> [What this task involves]: Check each line of the data for "matplotlib" and select those that have it.
§ §
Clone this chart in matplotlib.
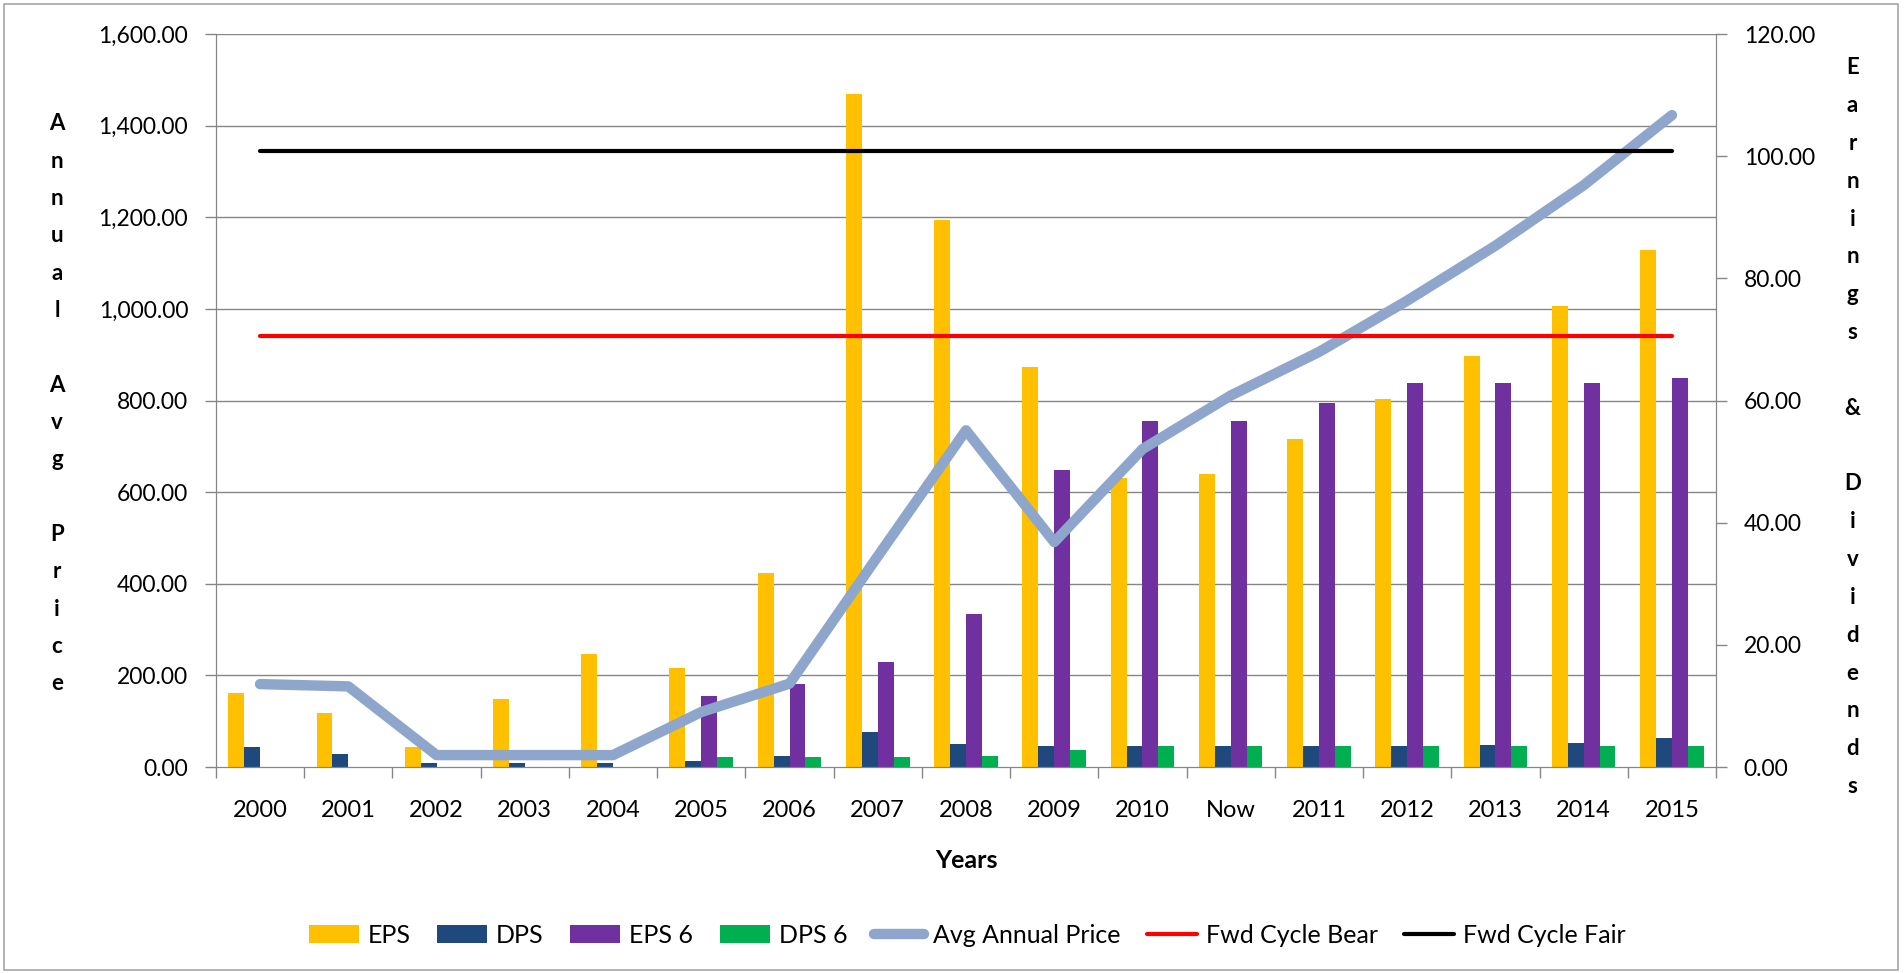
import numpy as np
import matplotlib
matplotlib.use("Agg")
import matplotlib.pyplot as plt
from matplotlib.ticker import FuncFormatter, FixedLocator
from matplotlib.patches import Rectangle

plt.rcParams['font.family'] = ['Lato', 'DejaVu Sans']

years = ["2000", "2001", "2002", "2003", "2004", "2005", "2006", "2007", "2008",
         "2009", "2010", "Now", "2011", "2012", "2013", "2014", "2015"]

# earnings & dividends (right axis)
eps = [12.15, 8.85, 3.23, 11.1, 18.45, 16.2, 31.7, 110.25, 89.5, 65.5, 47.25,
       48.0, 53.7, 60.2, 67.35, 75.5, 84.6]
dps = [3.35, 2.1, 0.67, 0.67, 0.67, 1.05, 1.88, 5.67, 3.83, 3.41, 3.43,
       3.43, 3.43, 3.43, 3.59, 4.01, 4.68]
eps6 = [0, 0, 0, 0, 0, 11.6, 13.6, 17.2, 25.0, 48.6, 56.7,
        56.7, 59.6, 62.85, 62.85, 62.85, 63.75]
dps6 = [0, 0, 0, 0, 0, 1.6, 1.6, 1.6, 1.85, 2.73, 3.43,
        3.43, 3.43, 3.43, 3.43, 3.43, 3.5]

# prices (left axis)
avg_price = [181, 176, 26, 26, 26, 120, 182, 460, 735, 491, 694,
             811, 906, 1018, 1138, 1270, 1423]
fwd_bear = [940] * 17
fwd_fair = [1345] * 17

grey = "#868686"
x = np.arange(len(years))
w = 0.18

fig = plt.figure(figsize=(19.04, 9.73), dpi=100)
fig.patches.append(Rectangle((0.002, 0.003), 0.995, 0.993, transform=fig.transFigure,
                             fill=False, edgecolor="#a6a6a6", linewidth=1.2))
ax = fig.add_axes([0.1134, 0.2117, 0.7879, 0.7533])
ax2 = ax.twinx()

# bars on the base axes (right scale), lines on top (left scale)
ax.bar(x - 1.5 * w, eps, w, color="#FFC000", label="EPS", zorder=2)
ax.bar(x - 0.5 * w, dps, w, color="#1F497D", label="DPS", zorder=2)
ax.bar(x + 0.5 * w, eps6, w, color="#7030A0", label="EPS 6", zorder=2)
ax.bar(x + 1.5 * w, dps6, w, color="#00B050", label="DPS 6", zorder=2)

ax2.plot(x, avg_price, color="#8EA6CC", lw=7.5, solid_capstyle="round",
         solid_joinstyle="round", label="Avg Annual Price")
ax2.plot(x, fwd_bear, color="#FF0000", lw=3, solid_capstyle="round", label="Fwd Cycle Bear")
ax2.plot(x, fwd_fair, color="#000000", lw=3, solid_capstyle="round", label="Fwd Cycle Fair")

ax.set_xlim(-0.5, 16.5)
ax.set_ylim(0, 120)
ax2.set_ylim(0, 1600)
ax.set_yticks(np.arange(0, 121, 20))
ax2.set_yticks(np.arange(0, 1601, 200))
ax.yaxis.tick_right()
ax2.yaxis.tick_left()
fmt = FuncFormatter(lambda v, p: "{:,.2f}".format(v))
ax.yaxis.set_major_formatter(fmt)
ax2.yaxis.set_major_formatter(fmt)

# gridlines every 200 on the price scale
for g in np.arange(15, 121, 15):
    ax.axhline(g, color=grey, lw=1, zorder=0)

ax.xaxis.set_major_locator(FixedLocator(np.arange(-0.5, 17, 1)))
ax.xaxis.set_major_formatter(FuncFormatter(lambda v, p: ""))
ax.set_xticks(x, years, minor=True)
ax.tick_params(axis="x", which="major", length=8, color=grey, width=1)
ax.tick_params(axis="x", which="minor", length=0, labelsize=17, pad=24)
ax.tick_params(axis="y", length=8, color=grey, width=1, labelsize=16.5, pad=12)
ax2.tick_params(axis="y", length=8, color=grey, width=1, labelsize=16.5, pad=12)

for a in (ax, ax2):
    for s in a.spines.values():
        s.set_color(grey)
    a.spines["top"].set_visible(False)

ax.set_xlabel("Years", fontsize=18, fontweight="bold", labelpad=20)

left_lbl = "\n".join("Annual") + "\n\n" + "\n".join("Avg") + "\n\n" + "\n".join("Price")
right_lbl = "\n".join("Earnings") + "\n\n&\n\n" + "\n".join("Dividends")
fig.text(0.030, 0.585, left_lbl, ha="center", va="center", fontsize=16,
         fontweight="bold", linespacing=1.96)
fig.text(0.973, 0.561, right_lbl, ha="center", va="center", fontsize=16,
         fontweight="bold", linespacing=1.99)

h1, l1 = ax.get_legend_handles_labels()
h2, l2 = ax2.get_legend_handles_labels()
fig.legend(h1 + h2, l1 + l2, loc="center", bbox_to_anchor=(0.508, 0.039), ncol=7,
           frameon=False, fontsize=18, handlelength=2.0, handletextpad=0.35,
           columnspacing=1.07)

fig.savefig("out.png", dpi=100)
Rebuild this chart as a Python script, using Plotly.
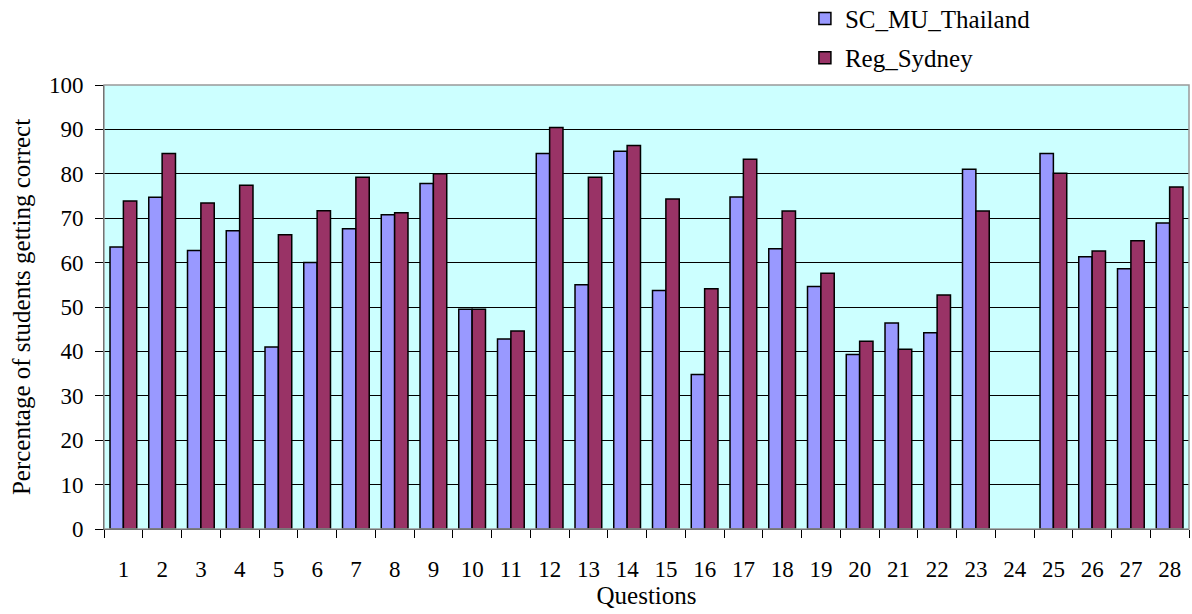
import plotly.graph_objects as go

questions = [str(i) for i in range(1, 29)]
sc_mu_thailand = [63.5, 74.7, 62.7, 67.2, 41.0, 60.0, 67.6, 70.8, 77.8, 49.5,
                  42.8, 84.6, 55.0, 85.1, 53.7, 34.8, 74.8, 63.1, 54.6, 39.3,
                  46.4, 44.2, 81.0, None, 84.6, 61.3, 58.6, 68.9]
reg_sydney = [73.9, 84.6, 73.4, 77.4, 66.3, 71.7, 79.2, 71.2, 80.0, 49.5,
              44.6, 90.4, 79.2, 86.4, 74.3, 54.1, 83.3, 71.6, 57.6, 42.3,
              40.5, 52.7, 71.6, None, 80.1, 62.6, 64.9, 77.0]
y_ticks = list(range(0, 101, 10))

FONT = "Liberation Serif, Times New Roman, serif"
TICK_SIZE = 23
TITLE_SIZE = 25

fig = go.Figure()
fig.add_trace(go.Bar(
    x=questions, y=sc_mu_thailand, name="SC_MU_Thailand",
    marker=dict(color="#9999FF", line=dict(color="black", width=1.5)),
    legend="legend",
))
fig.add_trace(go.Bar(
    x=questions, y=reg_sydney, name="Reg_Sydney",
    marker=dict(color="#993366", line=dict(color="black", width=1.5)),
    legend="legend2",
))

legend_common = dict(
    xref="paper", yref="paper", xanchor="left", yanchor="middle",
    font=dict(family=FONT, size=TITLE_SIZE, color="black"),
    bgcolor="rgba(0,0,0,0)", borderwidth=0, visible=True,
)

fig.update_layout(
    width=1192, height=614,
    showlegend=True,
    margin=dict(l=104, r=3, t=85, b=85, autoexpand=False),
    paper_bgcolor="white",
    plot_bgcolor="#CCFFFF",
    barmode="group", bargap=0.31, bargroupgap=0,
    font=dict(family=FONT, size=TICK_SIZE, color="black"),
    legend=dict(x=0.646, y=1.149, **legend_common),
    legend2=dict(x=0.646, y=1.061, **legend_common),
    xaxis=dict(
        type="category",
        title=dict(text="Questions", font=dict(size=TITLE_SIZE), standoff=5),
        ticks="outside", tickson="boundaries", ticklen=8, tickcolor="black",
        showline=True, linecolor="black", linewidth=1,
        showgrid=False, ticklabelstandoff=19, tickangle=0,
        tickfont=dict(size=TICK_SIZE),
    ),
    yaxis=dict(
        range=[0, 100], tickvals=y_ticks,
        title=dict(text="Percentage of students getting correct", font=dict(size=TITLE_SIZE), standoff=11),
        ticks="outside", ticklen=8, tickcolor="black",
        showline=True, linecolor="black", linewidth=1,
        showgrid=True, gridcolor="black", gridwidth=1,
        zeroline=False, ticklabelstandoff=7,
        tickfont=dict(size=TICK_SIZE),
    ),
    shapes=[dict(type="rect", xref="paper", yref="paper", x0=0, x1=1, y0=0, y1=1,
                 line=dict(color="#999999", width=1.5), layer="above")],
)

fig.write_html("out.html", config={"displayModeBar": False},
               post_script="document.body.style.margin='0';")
§ §
> [Exercise result]:
Clone this chart in matplotlib.
import matplotlib
matplotlib.use("Agg")
import matplotlib.pyplot as plt
from matplotlib.ticker import FuncFormatter, FixedLocator
from matplotlib.patches import Rectangle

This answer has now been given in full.